General Process of BP Algorithm
The learning process of the B-P algorithm is as follows: (1) Select a set of training samples, each sample consisting of input information and expected output results. (2) Take a sample from the training sample set and input the information into the network. (3) Calculate the output of each layer node after being processed by neurons. (4) Calculate the error between the actual output of the network and the expected output. (5) From the output layer, calculate back to the first hidden layer, and according to a principle that makes the error decrease, adjust the connection weights of neurons in the network. (6) Repeat steps (2) to (5) for each sample in the training sample set until the error for the entire training sample set meets the requirements.
CNN
Convolution
The first magic is called local receptive field. In an image, pixels that are closer together are more closely related, while pixels that are farther apart are less correlated. Therefore, each neuron does not need to perceive the entire image globally, only locally, and then at higher levels, local information is combined to obtain global information. The second magic is weight sharing. How to understand weight sharing? We can think of the convolution operation as a way to extract features, which is position-independent. The underlying principle is that the statistical properties of one part of the image are the same as those of another part. This also means that the features learned in one part can be used in another part, so we can use the same learned features for all positions on this image. What are the benefits of weight sharing? On the one hand, repeated units can recognize features regardless of their position in the visual field. On the other hand, weight sharing allows us to extract features more efficiently because it greatly reduces the number of free variables to learn. By controlling the size of the model, convolutional networks can have good generalization capabilities for visual problems. The best way to explain the convolutional layer is to imagine a flashlight illuminating the top left of the image, assuming the flashlight illuminates an area of 5 x 5. Then imagine this flashlight sliding across different regions of the input image. In machine learning terms, this flashlight is called a filter (sometimes also called a neuron or convolution kernel), and the area it illuminates is called the receptive field. This filter is also a series of data (these data are called weights or parameters).
Pooling/Sampling
Max pooling selects the maximum value in the pooling window as the sampling value. Average pooling adds all values in the pooling window and averages them, using the average value as the sampling value. Pooling can reduce the number of parameters and reduce the risk of overfitting.
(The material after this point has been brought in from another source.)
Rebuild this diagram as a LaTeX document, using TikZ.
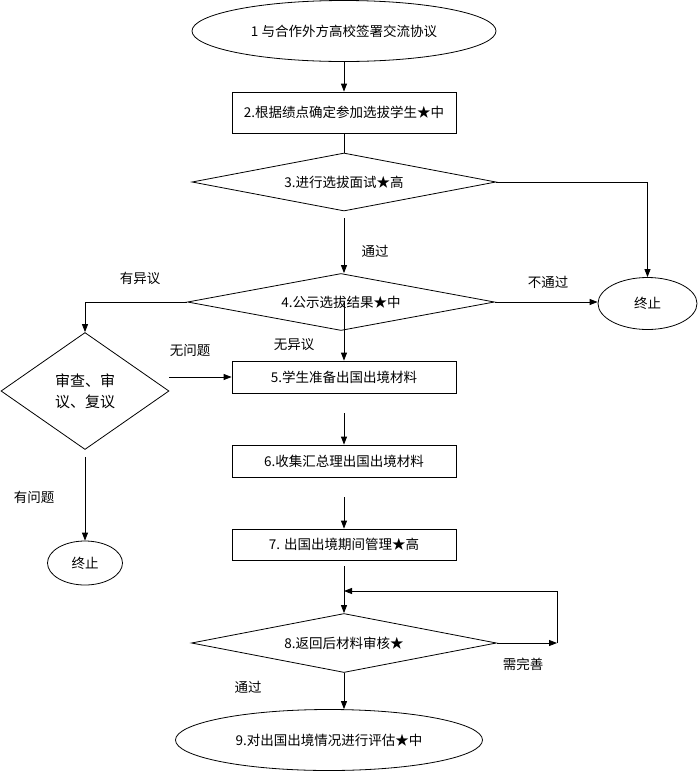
\documentclass[tikz,border=0pt]{standalone}
\usepackage{fontspec}
\setmainfont{Noto Sans CJK SC}
\usetikzlibrary{shapes.geometric,arrows.meta}

\begin{document}
\begin{tikzpicture}[x=1pt, y=-1pt, line width=0.8pt,
    font=\fontsize{13.5}{17}\selectfont,
    oval/.style={ellipse, draw, inner sep=0pt},
    box/.style={rectangle, draw, minimum width=224pt, inner sep=0pt},
    choice/.style={diamond, draw, inner sep=0pt, shape aspect=5},
    arr/.style={-{Triangle[length=8pt,width=6pt]}}]
    \useasboundingbox (0,0) rectangle (699,772);

    % Draw nodes
    \node[oval, minimum width=304pt, minimum height=61pt] (1) at (344,31) {1 与合作外方高校签署交流协议};
    \node[box, minimum height=41pt] (2) at (344,112.5) {2.根据绩点确定参加选拔学生★中};
    \node[choice, minimum width=304pt, minimum height=58pt] (3) at (344,182) {3.进行选拔面试★高};
    \node[choice, minimum width=307pt, minimum height=57pt] (4) at (341,302) {4.公示选拔结果★中};
    \node[oval, minimum width=99pt, minimum height=52pt] (end1) at (647.5,303.5) {终止};
    \node[choice, shape aspect=1.4, minimum width=168pt, minimum height=117pt, align=center,
          font=\fontsize{15}{21}\selectfont] (review) at (85,391) {审查、审\\议、复议};
    \node[oval, minimum width=75pt, minimum height=44pt] (end2) at (85,563) {终止};
    \node[box, minimum height=32pt] (5) at (344,377) {5.学生准备出国出境材料};
    \node[box, minimum height=32pt] (6) at (344,461) {6.收集汇总理出国出境材料};
    \node[box, minimum height=31pt] (7) at (344,544.5) {7. 出国出境期间管理★高};
    \node[choice, minimum width=305pt, minimum height=59pt] (8) at (344,643) {8.返回后材料审核★};
    \node[oval, minimum width=307pt, minimum height=61pt] (9) at (329,740) {9.对出国出境情况进行评估★中};

    % Draw labels
    \node (pass1) at (375,251) {通过};
    \node (objection) at (140,278) {有异议};
    \node (fail) at (548,282) {不通过};
    \node (noissue) at (190,350) {无问题};
    \node (noobjection) at (294,345) {无异议};
    \node (issue) at (34,497) {有问题};
    \node (improve) at (523,664) {需完善};
    \node (pass2) at (248,687) {通过};

    % Loop points
    \coordinate (loopR) at (557,643);
    \coordinate (loopT) at (557,591);
    \coordinate (loopL) at (344,591);

    % Draw directed edges
    \draw[arr] (1) -- (2);
    \draw (2) -- (3);
    \draw[arr] (3.east) -| (end1.north); % not passed
    \draw[arr, shorten <=7pt] (3) -- (3 |- 4.north);
    \draw[arr] (4.east) -- (4.east -| end1.west);
    \draw[arr] (4.west) -| (review.north); % objection
    \draw[arr] (4.center -| 5.north) -- (5.north);
    \draw[arr] (review.east |- 5.west) -- (5.west);
    \draw[arr, shorten <=7pt] (review) -- (end2);
    \draw[arr, shorten <=20pt] (5) -- (6);
    \draw[arr, shorten <=20pt] (6) -- (7);
    \draw[arr, shorten <=6pt] (7) -- (8);
    \draw[arr] (8.east) -- (loopR);
    \draw[arr] (loopR) -- (loopT) -- (loopL); % back for rework
    \draw[arr] (8.south) -- (8.south |- 9.north);
\end{tikzpicture}
\end{document}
Chapter 7 Statistical Techniques
Regression Analysis
Regression analysis is a statistical analysis method used to determine the quantitative dependency relationship between two or more variables and establish a mathematical equation to generalize a set of numerical data. Least Squares Method Construct the error function as the objective function (usually quadratic), and take partial derivatives with respect to the independent variables.
Bayesian Analysis
A parameter estimation method that combines prior information about unknown parameters with sample information (list), calculates conditional probabilities based on Bayes’ theorem, derives posterior information, and infers unknown parameters; $$P(H|E)=\frac{P(E|H)P(H)}{P(E)}$$ Existing problems:
- Probability of 0–add a small constant
- Data missing–simply ignore, probability is recorded as 1
Clustering Techniques
Clustering includes partitioning clustering (K-Means), hierarchical clustering (agglomerative, divisive), and model clustering (EM algorithm);
Agglomerative Clustering Algorithm An unsupervised clustering algorithm. Initially, each instance is in a different category, each forming a separate cluster; Find the two most similar clusters, merge them, until the requirement is met or merged into one class.
Cobweb Hierarchical Clustering An incremental hierarchical clustering algorithm. Uses a classification tree to classify instances, and the construction process of the classification tree is a process of conceptual hierarchy. The root node of the tree is the highest level of concept, containing summary information of all domain instances; except for leaf nodes, other nodes are intermediate nodes of the tree, expressing the hierarchy of concept division. Uses an evaluation function to measure the quality of the concept hierarchy. Classification objects must be categorical. Algorithm:
- Establish a class, using the first instance as its only member;
- For the remaining instances. At each tree level (concept hierarchy), use the evaluation function to decide to perform one of the following actions:
- Place the new instance into an existing cluster;
- Create a new concept cluster with only this new instance;
Calculation of CU Value: $$CU=\frac{\sum\limits_{k=1}^{m}P(C_k)(\sum\limits_{i}\sum\limits_{j}P(A_{i}=V_{ij}|C_{k})^{2}-\sum\limits_{i}\sum\limits_{j}({A_{i}=V_{ij})^2})}{m}$$ $P(A_{i}=V_{ij}|C_k)$ represents the probability that attribute $A_i$ takes the value $V_{ij}$ among all members of class $C_k$. $P(A_{i}=V_{ij})$ represents the probability that attribute $A_i$ takes the value $V_{ij}$ in the entire dataset. $P(C_k)$ represents the probability of each class $C_k$.
Advantages: Can automatically adjust the number of classes (clusters), and will not cause unsatisfactory clustering results due to unreasonable random selection of the number of classifications. Limitations:
- Sensitive to the order of instances, requiring the introduction of two additional operations—merging and splitting to reduce sensitivity.
- Assumes that the probability distribution of each attribute is independent, which is not always true in practice;
- The complexity of representing, updating, and storing the probability distribution of classes (clusters) depends on the number of values each attribute can take. When there are many attribute values, the time and space complexity of the algorithm can be very high.
- Skewed instance data can cause the concept hierarchy tree to be highly unbalanced, which can also lead to drastic changes in time and space complexity.